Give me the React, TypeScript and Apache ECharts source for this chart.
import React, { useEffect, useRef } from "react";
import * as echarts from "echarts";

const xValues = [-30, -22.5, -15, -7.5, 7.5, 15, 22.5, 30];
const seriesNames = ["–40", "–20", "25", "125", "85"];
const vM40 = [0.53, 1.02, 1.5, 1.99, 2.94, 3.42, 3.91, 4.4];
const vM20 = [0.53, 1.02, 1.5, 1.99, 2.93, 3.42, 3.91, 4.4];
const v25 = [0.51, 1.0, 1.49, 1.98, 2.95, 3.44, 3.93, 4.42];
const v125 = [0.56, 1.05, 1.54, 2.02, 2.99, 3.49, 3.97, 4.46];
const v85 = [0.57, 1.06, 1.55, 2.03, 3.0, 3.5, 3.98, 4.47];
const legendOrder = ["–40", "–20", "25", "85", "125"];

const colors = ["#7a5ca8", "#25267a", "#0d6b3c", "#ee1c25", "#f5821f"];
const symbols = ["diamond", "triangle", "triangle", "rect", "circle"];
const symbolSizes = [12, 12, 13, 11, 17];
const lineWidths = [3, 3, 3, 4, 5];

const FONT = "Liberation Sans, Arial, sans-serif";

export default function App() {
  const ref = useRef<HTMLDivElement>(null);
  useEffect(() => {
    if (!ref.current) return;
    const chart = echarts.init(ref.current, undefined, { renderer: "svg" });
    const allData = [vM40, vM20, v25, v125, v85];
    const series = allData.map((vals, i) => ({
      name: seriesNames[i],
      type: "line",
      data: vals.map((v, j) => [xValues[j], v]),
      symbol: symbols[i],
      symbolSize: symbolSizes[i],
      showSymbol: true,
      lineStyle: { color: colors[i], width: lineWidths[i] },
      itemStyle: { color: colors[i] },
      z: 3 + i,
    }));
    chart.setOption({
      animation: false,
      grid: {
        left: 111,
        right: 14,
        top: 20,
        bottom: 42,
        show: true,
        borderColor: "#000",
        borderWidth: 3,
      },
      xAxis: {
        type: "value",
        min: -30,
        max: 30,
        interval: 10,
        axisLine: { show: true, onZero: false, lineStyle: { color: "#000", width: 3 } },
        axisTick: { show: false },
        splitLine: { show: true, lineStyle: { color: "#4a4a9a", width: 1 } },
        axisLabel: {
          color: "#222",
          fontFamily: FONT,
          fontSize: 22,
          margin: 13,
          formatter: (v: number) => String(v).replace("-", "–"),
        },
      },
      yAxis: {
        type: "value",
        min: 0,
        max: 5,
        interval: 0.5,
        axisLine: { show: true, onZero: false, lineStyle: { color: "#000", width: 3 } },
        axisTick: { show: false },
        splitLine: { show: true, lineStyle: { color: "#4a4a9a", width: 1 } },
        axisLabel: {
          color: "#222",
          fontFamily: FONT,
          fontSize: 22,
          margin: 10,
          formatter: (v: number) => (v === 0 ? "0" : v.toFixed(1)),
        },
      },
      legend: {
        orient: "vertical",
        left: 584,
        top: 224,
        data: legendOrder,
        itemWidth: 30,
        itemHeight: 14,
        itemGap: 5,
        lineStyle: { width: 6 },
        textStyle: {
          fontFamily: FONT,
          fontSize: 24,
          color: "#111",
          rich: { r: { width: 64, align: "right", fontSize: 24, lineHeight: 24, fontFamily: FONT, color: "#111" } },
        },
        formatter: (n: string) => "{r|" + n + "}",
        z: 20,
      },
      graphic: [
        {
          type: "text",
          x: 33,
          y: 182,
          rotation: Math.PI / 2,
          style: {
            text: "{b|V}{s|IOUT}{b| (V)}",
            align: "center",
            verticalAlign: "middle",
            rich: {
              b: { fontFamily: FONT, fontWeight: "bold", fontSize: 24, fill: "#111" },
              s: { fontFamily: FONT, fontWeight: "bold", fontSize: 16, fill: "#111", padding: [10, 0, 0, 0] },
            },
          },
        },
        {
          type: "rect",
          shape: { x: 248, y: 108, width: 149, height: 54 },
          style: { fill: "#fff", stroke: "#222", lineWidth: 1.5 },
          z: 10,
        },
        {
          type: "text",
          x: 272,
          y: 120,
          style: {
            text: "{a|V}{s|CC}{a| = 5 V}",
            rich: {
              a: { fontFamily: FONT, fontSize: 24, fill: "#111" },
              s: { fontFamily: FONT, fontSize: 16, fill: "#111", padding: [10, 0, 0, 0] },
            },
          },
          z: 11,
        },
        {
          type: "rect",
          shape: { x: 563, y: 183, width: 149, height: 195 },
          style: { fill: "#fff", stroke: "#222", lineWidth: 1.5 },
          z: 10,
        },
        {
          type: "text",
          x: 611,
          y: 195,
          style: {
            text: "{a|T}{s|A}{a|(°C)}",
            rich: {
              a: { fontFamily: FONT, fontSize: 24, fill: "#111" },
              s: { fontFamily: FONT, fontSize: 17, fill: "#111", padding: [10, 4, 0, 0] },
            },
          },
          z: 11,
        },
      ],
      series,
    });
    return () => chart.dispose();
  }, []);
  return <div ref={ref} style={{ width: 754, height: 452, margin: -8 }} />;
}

### To be done
What is the number of lines in the listing that include the word "React"? Give that number and nothing else.

### Final result
2